I tell my yoga classes frequently (and my kettlebell classes not frequently enough) : THIS IS BIGGER THAN YOU.
When was the last time you stopped to think about that? What you are doing on the mat, on the deck, with the bell is far greater than you. What you are doing - whether you know it or not - is contributing to the easing of suffering for those around you. YOU are changing the world by down dogging, kettlebell swinging and taking some diaphragmatic breaths.
It took me a while to figure this out, because anything resembling fitness seems intrinsically selfish. (And in many circles, it is rooted in a place of self-disgust. "I need to be different in order to be acceptable.") But I've said before that kettlebells and yoga are - to me - Yoga: the process of turning inward for the purpose of showing up more authentically.
My teacher says, "What happens on your mat happens in your life." When I show up with my dark, my joys, my frustrations, my anxieties, my injuries, my strengths on a regular basis in the studio -- I have more of a tendency to show up with those things on a daily basis. Showing up with those things on a daily basis allows me to be with other people in their own joy and shit and pain and hope.
Metta meditation asks us to start the series of blessings and compassion: with ourselves. THEN we get to start extending compassion and hopes of joy and peace to those around us! Because when we do not believe we are worth of the beauty and relief and reality of freedom and happiness, we are not capable of easing the suffering of those around us. When I come to my mat or press a kettlebell or run around outside to practice being happy and free?
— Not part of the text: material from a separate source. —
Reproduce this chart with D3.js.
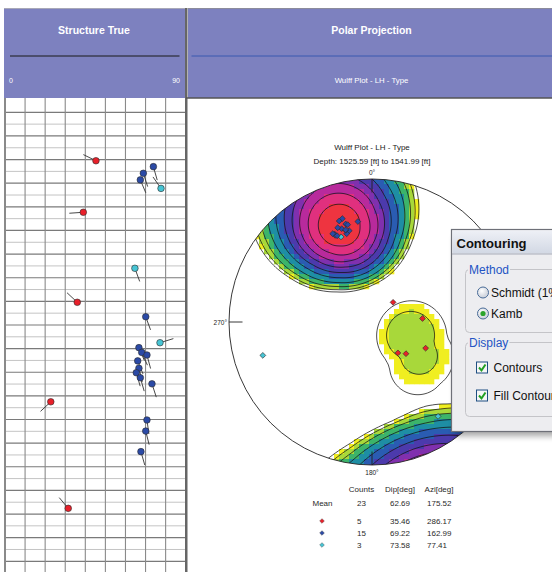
<!DOCTYPE html>
<html>
<head>
<meta charset="utf-8">
<script src="https://cdn.jsdelivr.net/npm/d3@7"></script>
<style>
  html, body { margin: 0; padding: 0; background: #fff; }
  svg { display: block; font-family: "Liberation Sans", Arial, sans-serif; }
</style>
</head>
<body>
<svg id="chart"></svg>
<script>
// tadpole readings: depth [ft], dip [deg], dip azimuth [deg], set
const depths = [1526.05, 1526.30, 1526.58, 1526.86, 1527.22, 1528.23, 1530.60, 1532.04, 1532.65, 1533.75, 1533.96, 1534.16,
    1534.27, 1534.52, 1534.83, 1535.02, 1535.23, 1535.49, 1536.25, 1537.02, 1537.49, 1538.36, 1540.76];
const dips = [45.3, 73.9, 68.9, 67.4, 77.7, 39.0, 64.7, 36.0, 70.1, 77.2, 66.7, 68.1,
    70.7, 66.1, 66.7, 65.4, 67.4, 73.2, 22.8, 70.7, 70.1, 67.7, 31.5];
const azis = [296, 164, 162, 157, 325, 266, 160, 313, 160, 73, 157, 156,
    165, 158, 166, 164, 164, 162, 227, 172, 166, 164, 320];
const sets = ["red", "blue", "blue", "blue", "cyan", "red", "cyan", "red", "blue", "cyan", "blue", "blue",
    "blue", "blue", "blue", "blue", "blue", "blue", "red", "blue", "blue", "blue", "red"];

// statistics table
const statHeaders = ["Counts", "Dip[deg]", "Azi[deg]"];
const meanStats = ["23", "62.69", "175.52"];
const setNames = ["red", "blue", "cyan"];
const setCounts = ["5", "15", "3"];
const setDips = ["35.46", "69.22", "73.58"];
const setAzis = ["286.17", "162.99", "77.41"];

// contour levels (Kamb counts): lines, fill bands and their colours
const lineLevels = [2.45, 3.3, 4.6, 6.2, 8.0, 9.7, 11.2, 12.5, 13.8, 15.0];
const fillLevels = [2.8, 3.3, 4.6, 6.2, 8.0, 9.7, 11.2, 12.5, 13.8, 15.0];
const bandColors = ["#f0ee20", "#a8d83a", "#3cb46a", "#1e8ea4", "#2a5cb2", "#4c3aac", "#8030ae", "#b82a9c", "#e0307e", "#ee3440"];

const setColor = { red: "#e8202a", blue: "#2b4aa6", cyan: "#46c4d4" };
const rad = Math.PI / 180;

const W = 552, H = 572;
const svg = d3.select("#chart").attr("width", W).attr("height", H);
const defs = svg.append("defs");

// ---------- left panel: structure true ----------
const dipX = d3.scaleLinear().domain([0, 90]).range([5, 185.7]);
const depthY = d3.scaleLinear().domain([1523.5, 1543.5]).range([100.5, 573.1]);

const grid = svg.append("g");
d3.range(1524, 1543.6, 0.5).forEach(d => {
    grid.append("line")
        .attr("x1", dipX(0)).attr("x2", dipX(90))
        .attr("y1", depthY(d)).attr("y2", depthY(d))
        .attr("stroke", Number.isInteger(d) ? "#7a7a7a" : "#c4c4c4")
        .attr("stroke-width", Number.isInteger(d) ? 1.2 : 1);
});
dipX.ticks(9).forEach(t => {
    grid.append("line")
        .attr("x1", dipX(t)).attr("x2", dipX(t))
        .attr("y1", 98).attr("y2", H)
        .attr("stroke", "#8a8a8a")
        .attr("stroke-width", (t === 0) ? 2 : 1.1);
});

const tadpoles = svg.append("g");
depths.forEach((d, i) => {
    const x = dipX(dips[i]), y = depthY(d);
    const a = azis[i] * rad, len = 14;
    tadpoles.append("line")
        .attr("x1", x).attr("y1", y)
        .attr("x2", x + len * Math.sin(a)).attr("y2", y - len * Math.cos(a))
        .attr("stroke", "#333").attr("stroke-width", 0.9);
});
depths.forEach((d, i) => {
    tadpoles.append("circle")
        .attr("cx", dipX(dips[i])).attr("cy", depthY(d)).attr("r", 3.3)
        .attr("fill", setColor[sets[i]])
        .attr("stroke", "#2a2a2a").attr("stroke-width", 0.6);
});

// ---------- headers ----------
const hdrFill = "#7d81bf";
svg.append("rect").attr("x", 4).attr("y", 8).attr("width", 182).attr("height", 90).attr("fill", hdrFill);
svg.append("line").attr("x1", 4).attr("x2", 186).attr("y1", 8.5).attr("y2", 8.5).attr("stroke", "#a8a8b8");
svg.append("rect").attr("x", 185).attr("y", 8).attr("width", 2.5).attr("height", H - 8).attr("fill", "#666");
svg.append("rect").attr("x", 188).attr("y", 8).attr("width", W - 188).attr("height", 90).attr("fill", hdrFill);
svg.append("line").attr("x1", 188).attr("x2", W).attr("y1", 8.5).attr("y2", 8.5).attr("stroke", "#8c8c9c");
svg.append("line").attr("x1", 186).attr("x2", W).attr("y1", 98).attr("y2", 98).attr("stroke", "#555").attr("stroke-width", 1.5);

svg.append("text").attr("x", 94).attr("y", 33.5).attr("text-anchor", "middle")
    .attr("fill", "#fff").attr("font-size", 10.5).attr("font-weight", "bold").text("Structure True");
svg.append("line").attr("x1", 10).attr("x2", 179.5).attr("y1", 56).attr("y2", 56).attr("stroke", "#1a1a1a").attr("stroke-width", 1);
svg.append("text").attr("x", 9).attr("y", 83).attr("fill", "#fff").attr("font-size", 7).text(dipX.domain()[0]);
svg.append("text").attr("x", 180).attr("y", 83).attr("text-anchor", "end").attr("fill", "#fff").attr("font-size", 7).text(dipX.domain()[1]);

svg.append("text").attr("x", 371.5).attr("y", 33.5).attr("text-anchor", "middle")
    .attr("fill", "#fff").attr("font-size", 10.5).attr("font-weight", "bold").text("Polar Projection");
svg.append("line").attr("x1", 191.5).attr("x2", W).attr("y1", 56).attr("y2", 56).attr("stroke", "#3a58b0").attr("stroke-width", 1);
svg.append("text").attr("x", 371.5).attr("y", 83).attr("text-anchor", "middle")
    .attr("fill", "#fff").attr("font-size", 7.8).text("Wulff Plot - LH - Type");

// ---------- stereonet ----------
const R = 143, cx = 372, cy = 322;
const rho = d3.scaleLinear().domain([0, 1]).range([0, R]);

function poleVec(dip, azi) {
    const tr = (azi + 180) * rad, pl = (90 - dip) * rad;
    return [Math.cos(pl) * Math.sin(tr), Math.cos(pl) * Math.cos(tr), Math.sin(pl)];
}
function project(v) {
    let [e, n, d] = v;
    if (d < 0) { e = -e; n = -n; d = -d; }
    const phi = Math.acos(Math.min(1, d)), t = Math.atan2(e, n), r = rho(Math.tan(phi / 2));
    return [cx + r * Math.sin(t), cy - r * Math.cos(t)];
}
function unproject(px, py) {
    const X = rho.invert(px - cx), Y = rho.invert(cy - py);
    const phi = 2 * Math.atan(Math.hypot(X, Y)), t = Math.atan2(X, Y);
    return [Math.sin(phi) * Math.sin(t), Math.sin(phi) * Math.cos(t), Math.cos(phi)];
}

const poles = dips.map((d, i) => poleVec(d, azis[i]));
const c0 = 1 - 9 / (poles.length + 9);
function density(v) {
    let s = 0;
    poles.forEach(p => {
        const c = Math.abs(v[0] * p[0] + v[1] * p[1] + v[2] * p[2]);
        if (c > c0) s += (c - c0) / (1 - c0);
    });
    return s;
}

defs.append("clipPath").attr("id", "net").append("circle").attr("cx", cx).attr("cy", cy).attr("r", R);
const net = svg.append("g");
const fillG = net.append("g").attr("clip-path", "url(#net)");

const cell = 5, x0 = cx - R, y0 = cy - R;
const nCell = Math.ceil(2 * R / cell);
for (let j = 0; j < nCell; j++) {
    for (let i = 0; i < nCell; i++) {
        const px = x0 + (i + 0.5) * cell, py = y0 + (j + 0.5) * cell;
        if (Math.hypot(px - cx, py - cy) > R + cell) continue;
        const k = d3.bisectRight(fillLevels, density(unproject(px, py))) - 1;
        if (k < 0) continue;
        fillG.append("rect").attr("x", x0 + i * cell).attr("y", y0 + j * cell)
            .attr("width", cell + 0.3).attr("height", cell + 0.3).attr("fill", bandColors[k]);
    }
}

const step = 2, n = Math.ceil(2 * R / step) + 1;
const values = new Float64Array(n * n);
for (let j = 0; j < n; j++)
    for (let i = 0; i < n; i++)
        values[j * n + i] = density(unproject(x0 + i * step, y0 + j * step));
const contours = d3.contours().size([n, n]).thresholds(lineLevels)(values);
const toPx = d3.geoTransform({
    point(x, y) { this.stream.point(x0 + (x - 0.5) * step, y0 + (y - 0.5) * step); }
});
net.append("g").attr("clip-path", "url(#net)")
    .selectAll("path").data(contours).join("path")
    .attr("d", d3.geoPath(toPx))
    .attr("fill", "none").attr("stroke", "#141414").attr("stroke-width", 0.75);

net.append("circle").attr("cx", cx).attr("cy", cy).attr("r", R)
    .attr("fill", "none").attr("stroke", "#222").attr("stroke-width", 0.9);

[0, 90, 180, 270].forEach(a => {
    const s = Math.sin(a * rad), c = Math.cos(a * rad);
    net.append("line")
        .attr("x1", cx + R * s).attr("y1", cy - R * c)
        .attr("x2", cx + (R - 13.5) * s).attr("y2", cy - (R - 13.5) * c)
        .attr("stroke", "#222").attr("stroke-width", 0.9);
});
net.append("text").attr("x", cx).attr("y", cy - R - 4).attr("text-anchor", "middle").attr("font-size", 6.5).attr("fill", "#222").text("0°");
net.append("text").attr("x", cx).attr("y", cy + R + 10).attr("text-anchor", "middle").attr("font-size", 6.5).attr("fill", "#222").text("180°");
net.append("text").attr("x", cx - R - 2).attr("y", cy + 3).attr("text-anchor", "end").attr("font-size", 6.5).attr("fill", "#222").text("270°");

const marker = d3.symbol().type(d3.symbolSquare).size(17);
poles.forEach((p, i) => {
    const [px, py] = project(p);
    net.append("path").attr("d", marker).attr("transform", `translate(${px},${py}) rotate(45)`)
        .attr("fill", setColor[sets[i]]).attr("stroke", "#2a2a2a").attr("stroke-width", 0.6);
});

svg.append("text").attr("x", cx).attr("y", 150).attr("text-anchor", "middle").attr("font-size", 8).attr("fill", "#222")
    .text("Wulff Plot - LH - Type");
svg.append("text").attr("x", cx).attr("y", 163.5).attr("text-anchor", "middle").attr("font-size", 8).attr("fill", "#222")
    .text(`Depth: ${d3.format(".2f")(1525.59)} [ft] to ${d3.format(".2f")(1541.99)} [ft]`);

// ---------- statistics table ----------
const tbl = svg.append("g");
const colX = [357, 390, 427];
const cellText = (x, y, s, anchor) => tbl.append("text").attr("x", x).attr("y", y)
    .attr("text-anchor", anchor || "start").attr("font-size", 8).attr("fill", "#2a2a2a").text(s);
statHeaders.forEach((h, i) => cellText([361.5, 400, 439][i], 492, h, "middle"));
cellText(322.5, 506, "Mean", "middle");
meanStats.forEach((v, i) => cellText(colX[i], 506, v));
const smallMarker = d3.symbol().type(d3.symbolSquare).size(11);
setNames.forEach((s, r) => {
    const y = 521 + r * 12;
    tbl.append("path").attr("d", smallMarker).attr("transform", `translate(322,${y}) rotate(45)`)
        .attr("fill", setColor[s]).attr("stroke", "#444").attr("stroke-width", 0.4);
    [setCounts[r], setDips[r], setAzis[r]].forEach((v, i) => cellText(colX[i], y + 3, v));
});

// ---------- contouring dialog ----------
const dlg = svg.append("g");
defs.append("filter").attr("id", "shadow").attr("x", "-20%").attr("y", "-20%").attr("width", "140%").attr("height", "140%")
    .append("feGaussianBlur").attr("stdDeviation", 3);
dlg.append("rect").attr("x", 455).attr("y", 236).attr("width", 120).attr("height", 200)
    .attr("fill", "#000").attr("opacity", 0.35).attr("filter", "url(#shadow)");
const tg = defs.append("linearGradient").attr("id", "titlebar").attr("x1", 0).attr("y1", 0).attr("x2", 0).attr("y2", 1);
tg.append("stop").attr("offset", 0).attr("stop-color", "#eef0f6");
tg.append("stop").attr("offset", 1).attr("stop-color", "#d2d8e4");
dlg.append("rect").attr("x", 451.5).attr("y", 229.5).attr("width", 120).attr("height", 202)
    .attr("fill", "#ededf0").attr("stroke", "#6e7078").attr("stroke-width", 1.2);
dlg.append("rect").attr("x", 452.5).attr("y", 230.5).attr("width", 120).attr("height", 23).attr("fill", "url(#titlebar)");
dlg.append("line").attr("x1", 452).attr("x2", W).attr("y1", 254).attr("y2", 254).attr("stroke", "#a8acb8");
dlg.append("text").attr("x", 456.5).attr("y", 248).attr("font-size", 13).attr("font-weight", "bold").attr("fill", "#111").text("Contouring");

function groupBox(y, h, label) {
    dlg.append("rect").attr("x", 465.5).attr("y", y).attr("width", 110).attr("height", h).attr("rx", 4)
        .attr("fill", "none").attr("stroke", "#c4c4c8");
    const t = dlg.append("text").attr("x", 469).attr("y", y + 4).attr("font-size", 12).attr("fill", "#2454c4").text(label);
    const bb = t.node().getBBox();
    dlg.insert("rect", () => t.node()).attr("x", bb.x - 1).attr("y", y - 2).attr("width", bb.width + 2).attr("height", 4).attr("fill", "#ededf0");
}
groupBox(269.5, 63, "Method");
groupBox(342.5, 74, "Display");

const rg = defs.append("radialGradient").attr("id", "radio").attr("cx", "40%").attr("cy", "35%");
rg.append("stop").attr("offset", 0).attr("stop-color", "#ffffff");
rg.append("stop").attr("offset", 1).attr("stop-color", "#d4d8e0");
[["Schmidt (1%", 292.5, false], ["Kamb", 313.5, true]].forEach(([lbl, y, on]) => {
    dlg.append("circle").attr("cx", 483).attr("cy", y).attr("r", 5.5)
        .attr("fill", "url(#radio)").attr("stroke", "#4a6c98").attr("stroke-width", 1);
    if (on) dlg.append("circle").attr("cx", 483).attr("cy", y).attr("r", 2.6).attr("fill", "#2ca42c");
    dlg.append("text").attr("x", 491).attr("y", y + 4.3).attr("font-size", 12).attr("fill", "#111").text(lbl);
});
[["Contours", 367.5], ["Fill Contours", 395.5]].forEach(([lbl, y]) => {
    dlg.append("rect").attr("x", 476.5).attr("y", y - 5.5).attr("width", 11).attr("height", 11)
        .attr("fill", "#f6f6f6").attr("stroke", "#1e4f82").attr("stroke-width", 1);
    dlg.append("path").attr("d", `M${479},${y} L${481.5},${y + 2.8} L${485.5},${y - 3}`)
        .attr("fill", "none").attr("stroke", "#22a022").attr("stroke-width", 2);
    dlg.append("text").attr("x", 493.5).attr("y", y + 4.3).attr("font-size", 12).attr("fill", "#111").text(lbl);
});
</script>
</body>
</html>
I get to start the process of putting myself in a position to help others do the same!
SO. I will tell you again: What you do MATTERS. What you are doing is BIGGER THAN YOU. Coming to your yoga mat. picking up a kettlebell. going for a walk. is a HUGE responsibility and blessing...because you are undertaking the life's work of easing the suffering of those around you on chaturanga, one swing, one step at a time.